Brooks' death has sparked renewed outrage amid ongoing Black Lives Matter protests, as the 27-year-old black man was caught on camera being shot and killed by Rolfe, who is white, in the parking lot of a Wendy's in Atlanta. Police were called to the fast-food restaurant because Brooks was asleep in his car, and determined to be under the influence later, according to police. The officer said that during a struggle, Brooks grabbed a police stun gun and ran, which resulted in a brief pursuit, in which Brooks attempted to fire the taser backward. As Brooks was running away, Rolfe shot Brooks multiple times in the back. Rolfe was fired amid protestors' calls for justice, and Atlanta police chief Erika Shields resigned.
Howard told CNN’s Frederica Whitfield after the autopsy results were released that the charges pertinent to Rolfe's case were murder and felony murder, which are " directly related to an intent to kill." He added that the felony murder charge in Georgia refers to a murder that occurred in the commission of an underlying felony, which in this case would be aggravated assault.
"The only other charge that might make any sense at all would be some voluntary manslaughter charge. But I believe in this instance, what we have to choose between, if there’s a choice to be made, is between murder and felony murder," he continued.

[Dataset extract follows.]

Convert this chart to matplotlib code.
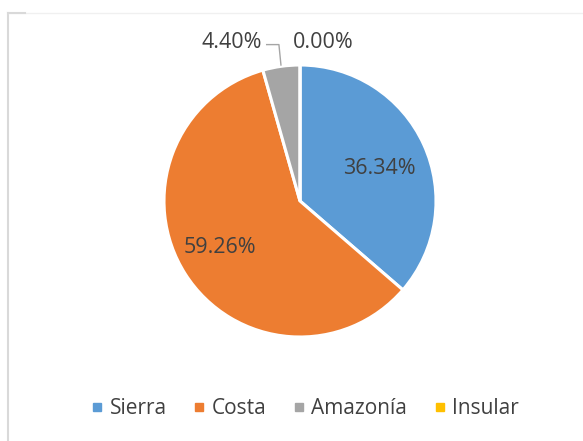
import matplotlib.pyplot as plt
from matplotlib.lines import Line2D

# data
regions = ['Sierra', 'Costa', 'Amazonía', 'Insular']
shares = [36.34, 59.26, 4.40, 0.00]
labels = ['36.34%', '59.26%', '4.40%', '0.00%']
colors = ['#5B9BD5', '#ED7D31', '#A5A5A5', '#FFC000']

plt.rcParams['font.family'] = ['Open Sans', 'DejaVu Sans']
txt = '#404040'

fig = plt.figure(figsize=(5.83, 4.41), dpi=100)
W, H = 583, 441
# axes box in pixels (pie center ~ (300,201), radius ~136)
ax = fig.add_axes([164 / W, 1 - 337 / H, 272 / W, 272 / H])
wedges, _ = ax.pie(shares, colors=colors, startangle=90, counterclock=False,
                   radius=1, wedgeprops=dict(edgecolor='white', linewidth=2.2))
ax.set_xlim(-1, 1)
ax.set_ylim(-1, 1)
ax.set_aspect('equal')
ax.axis('off')

# data labels (positions in pie units)
pos = [(0.585, 0.24), (-0.59, -0.34), (-0.505, 1.165), (0.17, 1.165)]
for lab, (x, y) in zip(labels, pos):
    ax.text(x, y, lab, ha='center', va='center', fontsize=15.5, color=txt, clip_on=False)

# leader line for 4.40%
ax.plot([-0.245, -0.155, -0.14], [1.15, 1.15, 1.0], color='#A5A5A5', lw=1, clip_on=False)

# legend
handles = [Line2D([], [], marker='s', ls='none', color=c, markersize=6) for c in colors]
fig.legend(handles, regions, loc='center', bbox_to_anchor=(304 / W, 1 - 409 / H),
           ncol=4, frameon=False, fontsize=15, labelcolor=txt,
           handletextpad=0.2, columnspacing=1.15, handlelength=0.8)

# chart border (partly cropped)
fig.add_artist(Line2D([7.5 / W, 7.5 / W], [0, 1 - 12.5 / H], color='#D9D9D9', lw=1.5))
fig.add_artist(Line2D([7.5 / W, 1], [1 - 12.5 / H, 1 - 12.5 / H], color='#F0F0F0', lw=1))
fig.add_artist(Line2D([7.5 / W, 25 / W], [1 - 12.5 / H, 1 - 12.5 / H], color='#D9D9D9', lw=1.5))

fig.savefig('out.png', dpi=100)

Howard added that the video of Brooks' death was helpful in determining the intent behind Rolfe's decision to shoot. "There’s one good thing about video," he told CNN. "Because in the video, we actually get a chance to hear the officer’s first statement after the shooting took place. And what the officer said is not that his life was saved. What his statement was, is ‘I got him.’"
Howard continued, “If you believe that someone is firing at you with a deadly weapon, then you ask yourself questions. Would you attempt to take cover? Would you immediately proceed after that person? What we have the task of doing is adding all of those factors together and then reaching the correct legal conclusion."